Внешняя торговля тоже воспринималась как источник опасности – поток дешевых товаров разорит страну и будет вызывать дополнительное смятение умов. Здесь чосонофилы довольно точно описывали перспективы банкротства страны из-за ее превращения в сырьевой придаток внешнего мира. Западные товары будут выкачивать из страны деньги, а экспорт риса приведет к росту цен и голоду.

Говоря о нависшей над страной угрозе Запада, Ли Хан Но сравнивал ее с потопом, остановить который может только «дамба» из конфуцианской морали[53]. По мнению сторонников «виджон чхокса» , в целом «наши духовные ценности» достаточно сильны, чтобы противостоять любому внешнему влиянию. Надо лишь надлежащим образом исполнять свой долг. Если в обществе и умах перестанет царить хаос, «западные товары будут не нужны, прекратится торговля, и варвары уйдут!» [54] .

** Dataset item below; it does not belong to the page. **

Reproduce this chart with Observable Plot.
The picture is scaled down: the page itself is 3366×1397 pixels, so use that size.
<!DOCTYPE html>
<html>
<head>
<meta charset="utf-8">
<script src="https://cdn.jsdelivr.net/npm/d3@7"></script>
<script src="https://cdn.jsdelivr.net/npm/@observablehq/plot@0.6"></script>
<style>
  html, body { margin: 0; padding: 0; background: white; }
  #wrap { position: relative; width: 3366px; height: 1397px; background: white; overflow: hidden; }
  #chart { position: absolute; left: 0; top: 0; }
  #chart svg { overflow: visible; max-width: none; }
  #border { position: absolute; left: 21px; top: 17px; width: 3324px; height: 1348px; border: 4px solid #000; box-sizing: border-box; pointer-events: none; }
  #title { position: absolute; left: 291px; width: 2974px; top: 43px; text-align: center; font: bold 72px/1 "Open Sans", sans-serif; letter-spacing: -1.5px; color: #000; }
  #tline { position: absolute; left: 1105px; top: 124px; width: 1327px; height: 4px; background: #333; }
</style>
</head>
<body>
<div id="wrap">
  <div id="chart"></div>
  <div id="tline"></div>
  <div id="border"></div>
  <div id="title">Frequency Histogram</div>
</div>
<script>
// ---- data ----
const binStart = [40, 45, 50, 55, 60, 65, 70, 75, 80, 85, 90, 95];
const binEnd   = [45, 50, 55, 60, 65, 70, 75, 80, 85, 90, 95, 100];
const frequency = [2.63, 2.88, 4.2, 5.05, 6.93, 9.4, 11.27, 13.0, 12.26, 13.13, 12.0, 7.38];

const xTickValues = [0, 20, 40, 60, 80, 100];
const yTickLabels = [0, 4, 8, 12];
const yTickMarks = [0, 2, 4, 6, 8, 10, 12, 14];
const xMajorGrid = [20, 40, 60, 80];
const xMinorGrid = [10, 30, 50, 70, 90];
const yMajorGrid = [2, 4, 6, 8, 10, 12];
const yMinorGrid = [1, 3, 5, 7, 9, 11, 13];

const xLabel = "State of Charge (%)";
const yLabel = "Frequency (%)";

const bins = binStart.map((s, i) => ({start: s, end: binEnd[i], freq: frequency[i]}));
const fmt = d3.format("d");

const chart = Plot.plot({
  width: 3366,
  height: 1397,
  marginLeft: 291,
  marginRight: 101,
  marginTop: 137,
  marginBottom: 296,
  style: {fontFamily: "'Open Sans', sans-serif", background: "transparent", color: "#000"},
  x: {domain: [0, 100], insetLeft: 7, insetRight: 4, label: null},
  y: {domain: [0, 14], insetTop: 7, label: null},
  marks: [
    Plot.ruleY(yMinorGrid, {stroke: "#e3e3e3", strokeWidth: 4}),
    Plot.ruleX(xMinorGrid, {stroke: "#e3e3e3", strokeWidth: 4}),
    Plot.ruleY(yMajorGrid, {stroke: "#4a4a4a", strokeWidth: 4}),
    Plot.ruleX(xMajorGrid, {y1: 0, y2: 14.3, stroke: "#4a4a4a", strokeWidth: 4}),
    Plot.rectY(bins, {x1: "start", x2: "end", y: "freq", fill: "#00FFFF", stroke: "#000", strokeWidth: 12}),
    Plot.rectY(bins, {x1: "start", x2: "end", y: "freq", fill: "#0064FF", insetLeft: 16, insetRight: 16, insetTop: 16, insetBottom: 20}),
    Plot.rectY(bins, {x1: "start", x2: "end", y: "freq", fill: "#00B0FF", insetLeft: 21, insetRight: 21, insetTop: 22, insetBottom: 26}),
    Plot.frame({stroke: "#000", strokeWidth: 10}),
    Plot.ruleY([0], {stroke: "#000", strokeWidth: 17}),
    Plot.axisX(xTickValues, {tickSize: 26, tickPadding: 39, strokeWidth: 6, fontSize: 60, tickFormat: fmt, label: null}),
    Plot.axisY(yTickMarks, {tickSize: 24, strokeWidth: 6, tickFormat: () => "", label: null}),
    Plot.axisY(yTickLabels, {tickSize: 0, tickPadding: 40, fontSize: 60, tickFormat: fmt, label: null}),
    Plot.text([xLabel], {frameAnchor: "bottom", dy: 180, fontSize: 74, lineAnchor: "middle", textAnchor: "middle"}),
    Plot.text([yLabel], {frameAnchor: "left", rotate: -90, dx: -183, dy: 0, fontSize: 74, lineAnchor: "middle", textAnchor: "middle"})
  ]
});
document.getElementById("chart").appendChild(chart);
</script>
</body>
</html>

Проблема чосонофилов была в том, что, кроме идей изоляционизма и духовности, они не могли предложить никаких конкретных рекомендаций по преодолению кризиса, — модернизации не было места в их мировоззрении. Потому все, что они могли — активно выступать против реформ. Так, 21 сентября 1866 г. Ли Ханно попросил вана публично сжечь во дворе дворца западные товары, подав обществу моральный пример.. В начале 70-х годов чосонофилы требовали запретить китайским купцам торговать предметами европейского и американского производства, разрешив обращение исключительно китайской продукции[55].

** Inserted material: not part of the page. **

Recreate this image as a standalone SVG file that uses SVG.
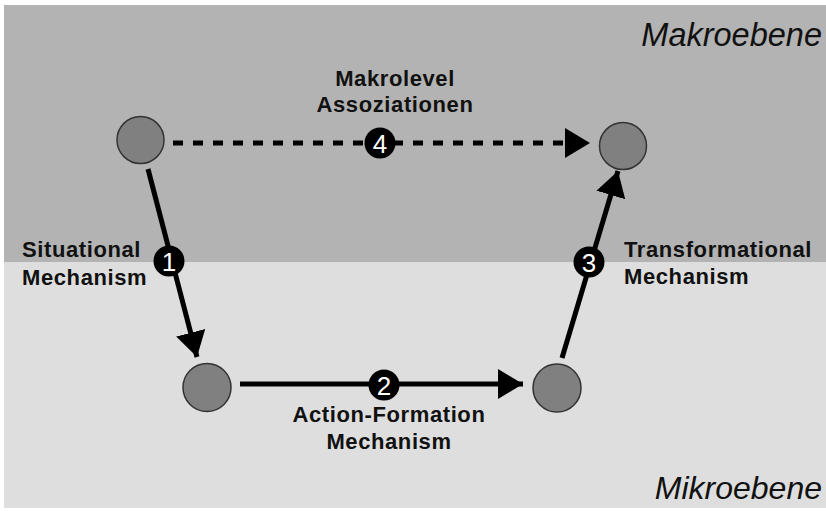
<svg xmlns="http://www.w3.org/2000/svg" width="826" height="511" viewBox="0 0 826 511">
<defs>
<style>
.lbl{font-family:"Liberation Sans",Arial,sans-serif;font-weight:bold;font-size:22px;letter-spacing:0.6px;fill:#111}
.lvl{font-family:"Liberation Sans",Arial,sans-serif;font-style:italic;font-size:32px;fill:#111}
.node{fill:#808080;stroke:#333;stroke-width:1.5}
.edge{stroke:#000;stroke-width:5;fill:none}
.badge{fill:#000}
.num{font-family:"Liberation Sans",Arial,sans-serif;font-size:26px;fill:#fff;text-anchor:middle}
</style>
<marker id="ah" viewBox="0 0 25 30" refX="25" refY="15" markerWidth="25" markerHeight="30" markerUnits="userSpaceOnUse" orient="auto">
<path d="M0,0 L25,15 L0,30 Z" fill="#000"/>
</marker>
</defs>
<rect x="0" y="0" width="826" height="511" fill="#fff"/>
<rect x="4" y="5" width="822" height="257" fill="#b3b3b3"/>
<rect x="4" y="262" width="822" height="246" fill="#dedede"/>
<text class="lvl" x="822" y="46" text-anchor="end" style="font-size:32.5px">Makroebene</text>
<text class="lvl" x="822" y="499" text-anchor="end">Mikroebene</text>
<g id="connectors">
<line class="edge" x1="173" y1="143" x2="590" y2="143" stroke-dasharray="10 10" marker-end="url(#ah)"/>
<line class="edge" x1="148" y1="169" x2="197" y2="357" marker-end="url(#ah)"/>
<line class="edge" x1="240" y1="384" x2="523" y2="384" marker-end="url(#ah)"/>
<line class="edge" x1="562" y1="358" x2="618" y2="171" marker-end="url(#ah)"/>
</g>
<g id="node-macro-left"><circle class="node" cx="140.5" cy="140" r="23.5"/></g>
<g id="node-macro-right"><circle class="node" cx="623" cy="146" r="23.5"/></g>
<g id="node-micro-left"><circle class="node" cx="207" cy="387.5" r="24"/></g>
<g id="node-micro-right"><circle class="node" cx="557" cy="388" r="24"/></g>
<g id="label-4">
<circle class="badge" cx="380" cy="143" r="15.5"/>
<text class="num" x="380" y="152.5">4</text>
<text class="lbl" x="395" y="86" text-anchor="middle">Makrolevel</text>
<text class="lbl" x="395" y="112" text-anchor="middle">Assoziationen</text>
</g>
<g id="label-1">
<circle class="badge" cx="169" cy="261" r="15.5"/>
<text class="num" x="169" y="270.5">1</text>
<text class="lbl" x="22" y="257">Situational</text>
<text class="lbl" x="22" y="285">Mechanism</text>
</g>
<g id="label-2">
<circle class="badge" cx="384" cy="385" r="15.5"/>
<text class="num" x="384" y="394.5">2</text>
<text class="lbl" x="389" y="422" text-anchor="middle">Action-Formation</text>
<text class="lbl" x="389" y="449" text-anchor="middle">Mechanism</text>
</g>
<g id="label-3">
<circle class="badge" cx="589" cy="262" r="15.5"/>
<text class="num" x="589" y="271.5">3</text>
<text class="lbl" x="624" y="257">Transformational</text>
<text class="lbl" x="624" y="284">Mechanism</text>
</g>
</svg>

А накануне подписания Канхваского договора знаменитый конфуцианский ученый Чхве Ик Хён (тот самый, что поспособствовал отстранению Тэвонгуна), пал ниц перед воротами дворца, заявляя, что Япония ничем не отличается от варваров-европейцев и заключение с ней договора приведет к гибели государства. Похожим содержанием обладала петиция Хон Чжэ Хака, который требовал наказания слуг вана, выступающих за реформы, и сожжения иностранных товаров и книг. Участники демонстраций против курса на открытие страны нередко шли с топорами в руках в знак готовности каждого быть казненным за свои убеждения[56]. В чем-то им пошли навстречу, и все обращающиеся были репрессированы и сосланы, — Чхве Ик Хёна сослали на о. Чечжудо а Хон Чжэ Хак даже был казнен за оскорбление величества.

Лидером прогрессистов был Ким Ок Кюн, умный и талантливый человек (государственные экзамены он сдал в 21 год, что, безусловно, признак выдающихся способностей), происходивший, кстати, из того самого рода Андонских Кимов, которых отстранил от власти Тэвонгун. По роду своей деятельности он неоднократно (впервые в1881 г.) посещал Японию и учился у такого видного идеолога модернизации, как Фукудзава Юкити[57]. Ван чрезвычайно доверял ему и считал его одним из четырех самых близких ему людей (трое других были консерваторами). И.А. Толстокулаков справедливо называет его «предвестником политической модернизации Кореи»[58].

Все остальные члены Прогрессивной партии (Хон Ён Сик, Ан Гён Су, Ким Хон Чжип, Со Гван Бом, Юн Чхи Хо и др.) тоже неоднократно посещали Японию или Соединенные Штаты. Большинство из них имело средний возраст 25 лет и ранг, обеспечивающий право доступа к монарху.

Ким Ок Кюн был знаком с сочинениями французских просветителей, переведенными на японский язык. Особенным интересом пользовалась работа Ж.-Ж. Руссо, появившийся в Корее в переводе на японский. Иной источник идей группы — воззрения Пак Кю Су, выдающегося просветителя 1807 г. рождения, которого можно назвать последним сирхакистом. Именно он был губернатором Пхеньяна на момент потопления «Генерала Шермана» и именно он после отстранения Тэвонгуна от власти присоветовал двору начать заключать договоры с внешним миром. Правда, ко времени начала действий прогрессистов «кэхва ундон» он уже умер[59].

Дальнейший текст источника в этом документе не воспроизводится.